A new study led by researchers at the University of Virginia (UVA) School of Medicine's Center for Public Health Genomics just took an important step in the fight against osteoporosis. By combining data from genome-wide association studies (GWAS) onto a bone co-expression network, the researchers were able to predict and infer the function of a number of disease-associated loci. The findings from the study were published recently in Cell Systems through an article entitled “Integrating GWAS and Co-expression Network Data Identifies Bone Mineral Density Genes SPTBN1 and MARK3 and an Osteoblast Functional Module.”
Osteoporosis is a serious brittle bone disease that affects millions, and the UVA researchers identified more than a dozen genes amid the vast human genome likely responsible for bone density and strength. The new approach the researchers used to identify these genes could speed the development of new and better treatments for osteoporosis, as well as many other diseases.
In charting the genome, scientists commonly rely on GWAS, as these studies identify locations within the genome where genes associated with a certain disease are thought to be located. The problem, though, is that GWAS alone doesn't tell them which genes are truly influencing a disease.
“What's really challenging is going that next step and figuring out which genes are responsible," explained senior study investigator Charles Farber, Ph.D., assistant professor at the University of Virginia School of Medicine's Center for Public Health Genomics. "It's similar to dropping a pin on a map app. So, the GWAS drops the pin, but it doesn't tell you anything about what's going on at that location, the mechanism through which genetic variants influence a disease."
Dr. Farber and his colleagues wanted to go beyond GWAS, so they identified genes that appeared to work together and then mapped those genes onto the locations identified by GWAS. By cross-referencing the two, they were able to predict 33 genes that they believe are responsible for controlling bone density. Eighteen of the genes had been shown previously to play a role, but the remaining 15 were new.
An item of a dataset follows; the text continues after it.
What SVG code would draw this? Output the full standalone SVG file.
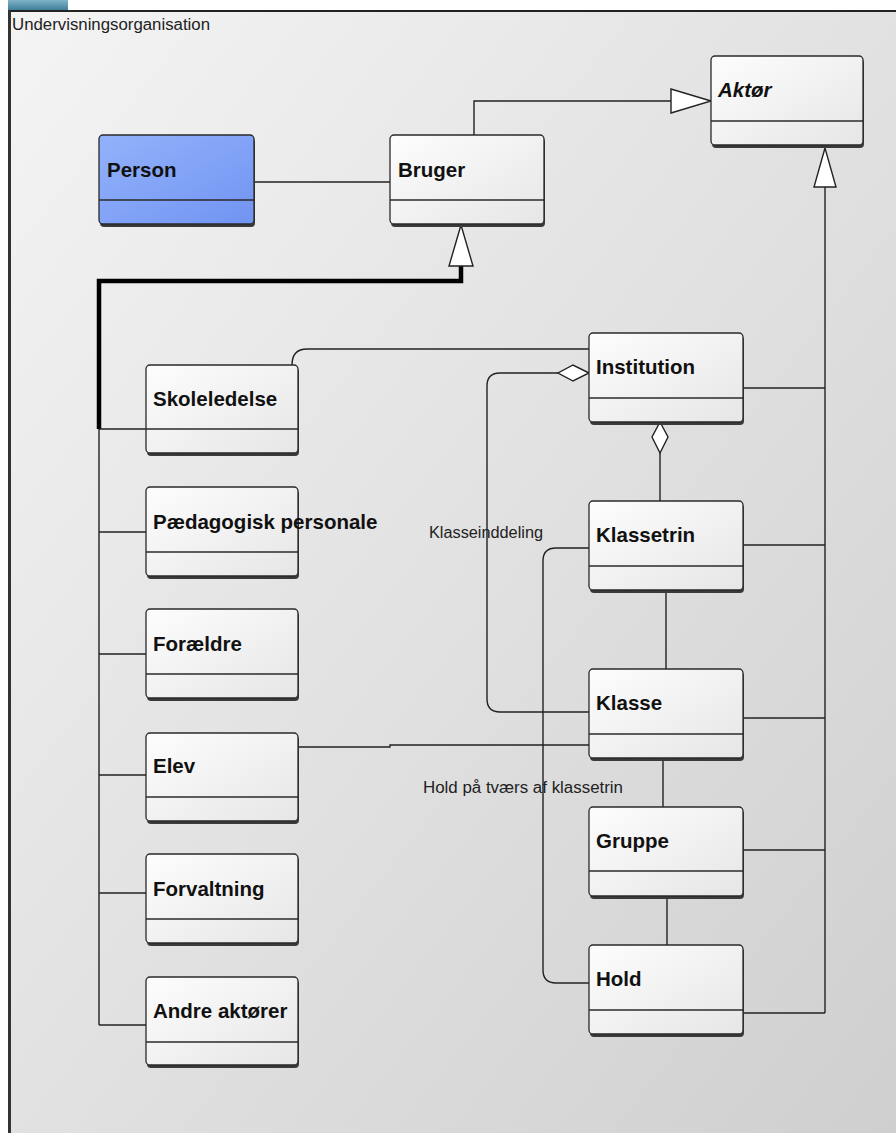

"Many were genes known to have a role in the regulation of bone mineral density. In fact, over half of them were," Dr. Farber noted. “So, that was a good proof of principle."
Since their initial findings, the researchers tested two of the previously unknown genes and confirmed that they contribute to controlling bone mineral density. The UVA team does not expect their predictions will have a 100 percent success rate, but they do feel the technique has great promise for helping accelerate the process of determining gene function. Moreover, by hastening the understanding of gene function, they can accelerate the process of developing new drugs to target those genes, in order to treat disease.
"This was a way that we could take existing data and make predictions without going locus by locus without any direction,” Dr. Farber stated. “At least now we have hypotheses that we can test. I think that will speed up future attempts at trying to figure out which genes are truly causative."